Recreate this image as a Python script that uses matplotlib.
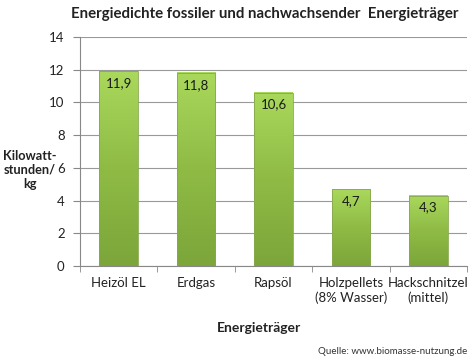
import numpy as np
import matplotlib.pyplot as plt
from matplotlib.colors import LinearSegmentedColormap

plt.rcParams['font.family'] = ['Lato', 'DejaVu Sans']

categories = ["Heizöl EL", "Erdgas", "Rapsöl", "Holzpellets\n(8% Wasser)", "Hackschnitzel\n(mittel)"]
values = [11.9, 11.8, 10.6, 4.7, 4.3]
labels = ["11,9", "11,8", "10,6", "4,7", "4,3"]

fig = plt.figure(figsize=(4.75, 3.64), dpi=100)
ax = fig.add_axes([80/475, 1 - 266/364, 387/475, 229/364])

cmap = LinearSegmentedColormap.from_list("gr", ["#7ca63a", "#8fbb45", "#a9d85c"])
grad = np.linspace(0, 1, 100).reshape(-1, 1)
w = 0.5
x = np.arange(len(categories))
bars = ax.bar(x, values, width=w, color="none", edgecolor="#86a84e", linewidth=0.6, zorder=3)
for xi, v in zip(x, values):
    ax.imshow(grad, extent=(xi - w/2, xi + w/2, 0, v), origin="lower", cmap=cmap,
              aspect="auto", zorder=2)
    ax.text(xi, v - 0.35, labels[xi], ha="center", va="top", fontsize=9.5, color="#1a1a1a", zorder=4)

ax.set_xlim(-0.5, len(categories) - 0.5)
ax.set_ylim(0, 14)
ax.set_yticks(range(0, 15, 2))
ax.set_xticks(x)
ax.set_xticklabels(categories, fontsize=9.5, color="#222222")
ax.set_xticks(np.arange(-0.5, len(categories)), minor=True)
ax.tick_params(axis="x", which="major", length=0, pad=8)
ax.tick_params(axis="x", which="minor", length=4, color="#888888")
ax.tick_params(axis="y", length=5, color="#888888", labelsize=9.5, labelcolor="#222222", pad=6)
ax.grid(axis="y", color="#999999", linewidth=0.8, zorder=0)
for s in ["top", "right"]:
    ax.spines[s].set_visible(False)
for s in ["left", "bottom"]:
    ax.spines[s].set_color("#888888")

fig.text(265/475, 1 - 14/364, "Energiedichte fossiler und nachwachsender  Energieträger",
         ha="center", va="center", fontsize=10.8, fontweight="bold", color="#222222")
fig.text(30/475, 1 - 170/364, "Kilowatt-\nstunden/\nkg", ha="center", va="center",
         fontsize=9.2, fontweight="bold", linespacing=1.25, color="#222222")
fig.text(259/475, 1 - 328/364, "Energieträger", ha="center", va="center",
         fontsize=10, fontweight="bold", color="#222222")
fig.text(467/475, 1 - 352/364, "Quelle: www.biomasse-nutzung.de", ha="right", va="center",
         fontsize=7, color="#333333")

fig.savefig("out.png", dpi=100)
= = = = = = =
PROMPT: Each line that contains the word "matplotlib" counts toward the total; give only that total.

RESPONSE TO THE EXERCISE: 3